With footie fans carousing in Germany, younger generations are learning about darker times in our history. It might be called lest-we-forget tourism. Cassandra Jardine and her son (The Daily Telegraph) take a trip to Ypres, almost 90 years after the Battle of the Somme was fought, while Sophie Campbell, visiting Southwell Union Workhouse in Nottinghamshire - “the prototype for the institution that incarcerated Oliver Twist” - writes that today’s rambunctious children are spooked by the silence there and barely manage 30 seconds of sitting quietly.

The Times has a food and travel special today. Resident cook Jill Dupliex selects her top 50 treats: oysters in Ireland, crayfish in Helsinki, camel’s milk in Dubai and, in Germany, a foodball, a round organic “Spanish/ Japanese stuffed rice ball”. Amy Lame, a third-generation Italian-American foodie, takes some cookery lessons in Tuscany, and for the boys, Zoran Brajcic runs a no-nonsense, no-frippery cooking school on the Adriatic island of Vis to which Ian Belcher signs up.

Bargain-hunter Jill Crawshaw rounds up some holidays for food lovers that include making tacos in Mexico and sending the children to learn how to cook at the Raymond Blanc Cookery School near Oxford.

You can forget about eating foie gras in Chicago however. The city banned it recently, writes Feargus O'Sullivan in The Guardian. The city was once the world’s largest abattoir, but today, O'Sullivan writes, the “capital of meat” believes that “the food industry should tread a little lighter and think a little greener”. Also, Kevin Gould, the newspaper's Hungry Traveller, presents his awards for the worst and best airline food.

To see North America properly, you really need your own vehicle, be it a car, motorbike or motorhome. In The Independent, David Orkin has a fantastic article about fly-drive holidays in the US and Canada. Orkin has the lowdown on the open road, the cheaper gas, the rules of the road, and, if you are partial to moose and icebergs for example, where to find the drive of your life.

The Daily Mail's Mark Palmer has a useful holiday checklist.

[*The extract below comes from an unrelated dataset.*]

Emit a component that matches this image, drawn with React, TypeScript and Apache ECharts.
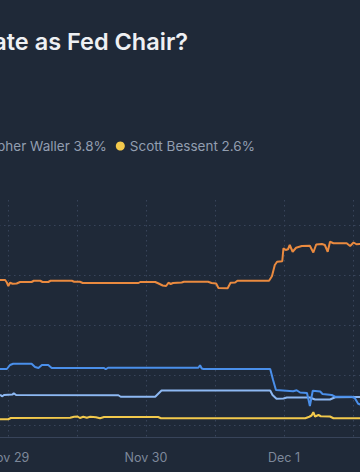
import React, { useEffect, useRef } from "react";
import * as echarts from "echarts";

// ---- data ----
const TITLE = "Who will Trump nominate as Fed Chair?";
const seriesNames = ["Kevin Hassett", "Kevin Warsh", "Christopher Waller", "Scott Bessent"];
const legendNames = ["Christopher Waller", "Scott Bessent"];
const legendPct = [3.8, 2.6];
// x values are hours after Nov 28, 00:00
const dayTickHours = [24, 48, 72];
const dayTickLabels = ["Nov 29", "Nov 30", "Dec 1"];

const hassett: [number, number][] = [
  [22, 58], [23.5, 58], [23.8, 57], [24.06, 55.6], [24.35, 56.9], [24.8, 56.5], [25.5, 56.6],
  [26.1, 57.2], [28.1, 57.2], [28.5, 57.7], [29.6, 57.7], [30.0, 57.2], [31.0, 57.2], [31.4, 57.7],
  [35.1, 57.7], [35.5, 57.3], [36.5, 57.3], [37.0, 56.8], [46.7, 56.8], [47.0, 57.2], [49.6, 57.2],
  [50.1, 56.7], [50.9, 55.8], [51.5, 55.6], [51.9, 56.9], [52.3, 56.4], [52.7, 56.8], [54.2, 57.0],
  [54.6, 57.3], [58.8, 57.3], [59.4, 56.8], [60.2, 56.6], [60.6, 54.8], [62.2, 54.7], [62.7, 56.9],
  [63.5, 57.0], [63.9, 57.7], [69.4, 57.7], [69.9, 59.5], [70.4, 64.0], [70.8, 65.3], [71.7, 65.5],
  [71.9, 70.7], [72.3, 70.0], [72.7, 70.3], [73.0, 72.0], [73.5, 69.3], [74.1, 70.9], [75.1, 71.6],
  [76.5, 71.7], [77.1, 69.0], [77.6, 72.2], [78.6, 72.4], [79.1, 72.0], [79.6, 69.3], [80.0, 73.3],
  [80.6, 72.7], [82.9, 72.7], [83.5, 71.6], [84.1, 73.0], [84.6, 72.3], [85.2, 72.4], [87, 72.4],
];
const warsh: [number, number][] = [
  [22, 22.4], [23.8, 22.4], [24.35, 24.0], [24.9, 24.5], [28.1, 24.5], [28.7, 23.2], [29.3, 22.8],
  [29.9, 24.0], [31.0, 24.0], [31.6, 22.8], [40.7, 22.8], [41.0, 22.3], [41.4, 22.9], [57.1, 22.9],
  [57.4, 23.9], [57.7, 22.6], [58.0, 22.4], [69.6, 22.4], [70.1, 18.0], [70.6, 14.0], [73.6, 13.5],
  [74.2, 13.9], [74.8, 13.0], [76.0, 12.8], [76.5, 7.6], [77.0, 13.7], [78.3, 13.4], [78.7, 12.4],
  [80.3, 12.0], [80.9, 11.3], [83.8, 11.3], [84.3, 10.8], [84.9, 8.5], [85.5, 8.0], [87, 8.0],
];
const waller: [number, number][] = [
  [22, 11.9], [22.8, 11.9], [22.96, 11.4], [23.3, 12.0], [24.8, 12.2], [25.0, 12.7], [25.4, 12.0],
  [43.2, 11.9], [43.6, 11.3], [49.6, 11.3], [50.7, 13.8], [69.6, 13.8], [70.0, 12.0], [70.7, 10.5],
  [71.9, 10.6], [72.5, 11.0], [76.5, 11.0], [77.4, 10.2], [80.0, 10.2], [80.9, 11.1], [85.2, 11.2],
  [87, 11.2],
];
const bessent: [number, number][] = [
  [22, 2.3], [24.05, 2.3], [24.5, 2.8], [34.8, 2.9], [35.5, 3.3], [36.1, 3.4], [36.5, 2.8],
  [37.1, 3.3], [37.7, 2.9], [38.3, 3.3], [39.3, 3.1], [40.0, 2.7], [40.7, 3.2], [50.1, 3.2],
  [50.6, 2.7], [75.7, 2.7], [76.4, 3.3], [76.8, 3.8], [77.1, 5.1], [77.4, 3.4], [78.0, 4.0],
  [78.4, 3.5], [80.0, 3.4], [80.6, 2.7], [85.2, 2.7], [87, 2.7],
];
const seriesData = [hassett, warsh, waller, bessent];

// ---- styles ----
const COLORS = ["#EA8A3F", "#4A8FEA", "#8DB8F2", "#F2C94C"];
const BG = "#1F2938";
const GRID = "#38445A";
const FONT = "Inter, 'Noto Sans', sans-serif";
const OFFSET = 200; // part of the chart that lies left of the visible window
const FULL_W = 640;
const H = 472;

export default function App() {
  const ref = useRef<HTMLDivElement>(null);
  useEffect(() => {
    if (!ref.current) return;
    const chart = echarts.init(ref.current, undefined, { renderer: "svg" });
    chart.setOption({
      animation: false,
      backgroundColor: BG,
      title: {
        text: TITLE,
        right: FULL_W - (OFFSET + 188),
        top: 29,
        padding: 0,
        textStyle: { color: "#EEF0F3", fontSize: 23.5, fontWeight: 600, fontFamily: FONT },
      },
      legend: {
        data: legendNames,
        right: FULL_W - (OFFSET + 255),
        top: 139,
        padding: 0,
        icon: "circle",
        itemWidth: 9,
        itemHeight: 9,
        itemGap: 9,
        selectedMode: false,
        formatter: (name: string) => {
          const i = legendNames.indexOf(name);
          return `${name} ${legendPct[i]}%`;
        },
        textStyle: { color: "#929EB0", fontSize: 13.5, fontFamily: FONT },
      },
      grid: {
        left: OFFSET - 61,
        right: 18,
        top: 200,
        bottom: H - 437,
      },
      xAxis: {
        type: "value",
        min: 12,
        max: 96,
        interval: 12,
        axisLine: { show: true, onZero: false, lineStyle: { color: GRID, width: 1 } },
        axisTick: { show: false },
        splitLine: { show: true, lineStyle: { color: GRID, width: 1, type: [1.5, 3.5] } },
        axisLabel: {
          margin: 14,
          color: "#7D889A",
          fontSize: 12.5,
          fontFamily: FONT,
          formatter: (v: number) => {
            const i = dayTickHours.indexOf(v);
            return i >= 0 ? dayTickLabels[i] : "";
          },
        },
      },
      yAxis: {
        type: "value",
        position: "right",
        min: -4.8,
        max: 90,
        splitNumber: 5,
        axisLine: { show: false },
        axisTick: { show: false },
        axisLabel: { show: false },
        splitLine: {
          show: true,
          showMinLine: false,
          showMaxLine: false,
          lineStyle: { color: GRID, width: 1, type: [1.5, 3.5] },
        },
      },
      series: seriesNames.map((name, i) => ({
        name,
        type: "line",
        data: seriesData[i],
        showSymbol: false,
        symbol: "none",
        color: COLORS[i],
        lineStyle: { width: 2, color: COLORS[i] },
        z: 10 - i,
      })),
    });
    return () => chart.dispose();
  }, []);

  return (
    <div
      style={{
        position: "fixed",
        left: 0,
        top: 0,
        width: 360,
        height: H,
        overflow: "hidden",
        background: BG,
      }}
    >
      <div
        ref={ref}
        style={{ position: "absolute", left: -OFFSET, top: 0, width: FULL_W, height: H }}
      />
    </div>
  );
}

It's the type of article that tells you what you should be thinking about with one month to go (is my passport in date?), two weeks and two days (Help! I've lost my passport).

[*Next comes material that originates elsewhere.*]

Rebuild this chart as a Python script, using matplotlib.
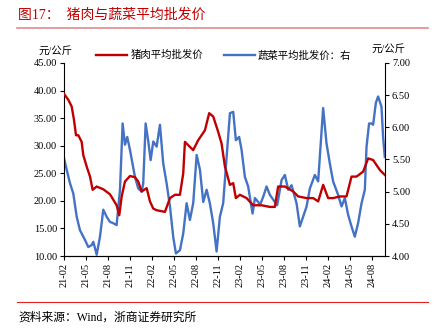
import numpy as np
import matplotlib
matplotlib.use('Agg')
import matplotlib.pyplot as plt
from matplotlib.lines import Line2D

# Style
RED = '#C00000'
BLUE = '#4472C4'
TITLE_RED = '#C00000'
RULE_PINK = '#E38B8B'
RULE_RED = '#E02020'
CJK = ['Liberation Serif', 'Noto Sans CJK SC']
NUM = 'Liberation Serif'

# Data (months since 2021-02)
tick_labels = ['21-02', '21-05', '21-08', '21-11', '22-02', '22-05', '22-08', '22-11',
               '23-02', '23-05', '23-08', '23-11', '24-02', '24-05', '24-08']

pork_t = [0, 0.6, 1.05, 1.36, 1.64, 1.95, 2.41, 2.63, 3.1, 3.55, 3.91, 4.46, 5.36, 6.27,
          7.18, 7.54, 7.87, 8.32, 9.0, 9.68, 10.13, 10.6, 11.28, 11.73, 12.18, 12.64,
          13.77, 14.46, 15.14, 15.82, 16.27, 16.5, 16.95, 17.63, 18.31, 19.23, 19.81,
          20.36, 21.04, 21.5, 21.96, 22.64, 23.09, 23.45, 24.0, 24.91, 25.81, 26.96,
          28.09, 28.77, 29.22, 30.14, 31.27, 31.95, 33.1, 34.0, 34.68, 35.36, 36.04,
          36.72, 37.64, 38.55, 39.23, 39.91, 40.82, 41.5, 42.18, 43.1, 43.77]
pork = [39.4, 38.3, 37.1, 34.7, 31.9, 31.9, 30.7, 28.3, 26.2, 24.4, 22.0, 22.6, 22.1, 21.2,
        19.2, 17.4, 20.8, 23.5, 24.5, 24.3, 23.5, 21.7, 22.3, 19.9, 18.6, 18.3,
        18.0, 20.5, 21.1, 21.1, 25.0, 30.7, 30.1, 29.2, 31.0, 32.8, 35.9,
        35.3, 32.5, 30.4, 26.2, 22.9, 23.2, 20.5, 21.1, 20.5, 19.2, 19.2,
        18.9, 18.9, 22.6, 22.6, 21.7, 20.8, 20.5, 20.5, 19.9, 22.9, 20.5,
        20.5, 20.8, 20.8, 24.4, 24.4, 25.3, 27.7, 27.4, 25.6, 24.7]

veg_t = [0, 0.37, 0.82, 1.27, 1.73, 2.18, 2.41, 2.86, 3.31, 3.78, 4.0, 4.46, 4.91, 5.36,
         5.82, 6.27, 6.72, 7.18, 7.64, 8.0, 8.32, 8.63, 9.0, 9.68, 10.13, 10.6, 10.81,
         11.14, 11.5, 11.82, 12.18, 12.64, 13.09, 13.54, 14.0, 14.46, 14.9, 15.27, 15.82,
         16.27, 16.73, 17.18, 17.63, 18.1, 18.55, 19.0, 19.46, 19.9, 20.36, 20.82, 21.27,
         21.72, 22.19, 22.64, 23.09, 23.45, 23.9, 24.23, 24.68, 25.13, 25.73, 26.05,
         26.5, 26.73, 27.18, 27.64, 28.09, 28.77, 29.09, 29.69, 30.14, 30.59, 31.05,
         31.73, 32.18, 32.63, 33.1, 33.55, 34.23, 34.68, 35.36, 35.82, 36.27, 36.72,
         37.4, 37.87, 38.32, 38.77, 39.23, 39.68, 40.13, 40.6, 41.05, 41.28, 41.63,
         41.96, 42.18, 42.55, 42.86, 43.32, 43.54, 43.77]
veg = [5.52, 5.34, 5.13, 4.97, 4.61, 4.40, 4.35, 4.25, 4.14, 4.17, 4.22, 4.02, 4.30, 4.72,
       4.61, 4.53, 4.51, 4.48, 5.03, 6.06, 5.73, 5.85, 5.65, 5.23, 5.05, 5.0, 5.13,
       6.06, 5.78, 5.49, 5.78, 5.70, 6.04, 5.44, 5.13, 4.77, 4.30, 4.04, 4.09,
       4.35, 4.82, 4.56, 4.82, 5.57, 5.34, 4.84, 5.03, 4.82, 4.51, 4.07, 4.61,
       4.82, 5.54, 6.22, 6.24, 5.80, 5.85, 5.65, 5.23, 5.08, 4.66, 4.90,
       4.84, 4.79, 4.92, 5.08, 4.95, 4.84, 4.79, 5.18, 5.26, 5.03, 5.10,
       4.82, 4.46, 4.61, 4.77, 5.05, 5.26, 5.16, 6.30, 5.75, 5.44, 5.16,
       4.95, 4.77, 4.90, 4.64, 4.46, 4.30, 4.51, 4.82, 5.03, 5.70, 6.06,
       6.06, 6.04, 6.38, 6.48, 6.32, 5.85, 5.54]

left_ticks = [10, 15, 20, 25, 30, 35, 40, 45]
right_ticks = [4.0, 4.5, 5.0, 5.5, 6.0, 6.5, 7.0]

fig = plt.figure(figsize=(4.35, 3.32), dpi=100)
fig.patch.set_facecolor('white')
ax = fig.add_axes([64 / 435, 1 - 256 / 332, 321 / 435, 193 / 332])
ax2 = ax.twinx()

ax.plot(pork_t, pork, color=RED, lw=1.7, zorder=3)
ax2.plot(veg_t, veg, color=BLUE, lw=1.7)
ax.set_zorder(ax2.get_zorder() + 1)
ax.patch.set_visible(False)

ax.set_xlim(0, 43.8)
ax.set_ylim(10, 45)
ax2.set_ylim(4, 7)
ax.set_xticks(np.arange(0, 45, 3))
ax.set_xticklabels(tick_labels, rotation=90, fontsize=7.5, family=NUM)
ax.set_yticks(left_ticks)
ax.set_yticklabels([f'{v:.2f}' for v in left_ticks], fontsize=7.5, family=NUM)
ax2.set_yticks(right_ticks)
ax2.set_yticklabels([f'{v:.2f}' for v in right_ticks], fontsize=7.5, family=NUM)

for a in (ax, ax2):
    a.spines['top'].set_visible(False)
    for s in a.spines.values():
        s.set_linewidth(0.8)
    a.tick_params(direction='out', length=3, width=0.8, pad=2)
ax.spines['right'].set_visible(False)
ax2.spines['left'].set_visible(False)

# Units
fig.text(55 / 435, 1 - 51 / 332, '元/公斤', fontsize=7.5, family=CJK, ha='center', va='center')
fig.text(388 / 435, 1 - 49 / 332, '元/公斤', fontsize=7.5, family=CJK, ha='center', va='center')

# Legend
handles = [Line2D([], [], color=RED, lw=1.7), Line2D([], [], color=BLUE, lw=1.7)]
ax.legend(handles, ['猪肉平均批发价', '蔬菜平均批发价：右'], ncol=2, frameon=False,
          loc='center left', bbox_to_anchor=(0.07, 1.04), handlelength=3.0,
          handletextpad=0.3, columnspacing=2.0, prop={'family': CJK, 'size': 7.5})

# Title and rules
fig.text(18 / 435, 1 - 15 / 332, '图17：  猪肉与蔬菜平均批发价', fontsize=10, family=CJK,
         color=TITLE_RED, ha='left', va='center')
fig.add_artist(Line2D([17 / 435, 428 / 435], [1 - 28 / 332, 1 - 28 / 332], color=RULE_PINK, lw=1.2))
fig.add_artist(Line2D([17 / 435, 428 / 435], [1 - 302 / 332, 1 - 302 / 332], color=RULE_RED, lw=0.8))
fig.text(18 / 435, 1 - 318 / 332, '资料来源：Wind，浙商证券研究所', fontsize=8.5, family=CJK,
         ha='left', va='center')

plt.savefig('out.png', dpi=100, facecolor='white')
plt.close()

Simon Calder (The Independent) spends 48 hours in Left Bank Paris soaking up the culture and snacking on croissants, but Kathy Lette, the egalitarian Australian novelist, in The Daily Telegraph has the last word on Paris as she and four glamorous friends spend a couple of days there - "think Enid Blyton's Famous Five, in Manolo Blahniks". Lette says that her French vocabulary runs to four words: "rendezvous, liaison, lingerie and croissant", but doesn't need much more on her weekend of champagne-sipping, tennis-watching, dining, dancing and discovering that Frenchmen are "ready, villain and able". Beaut.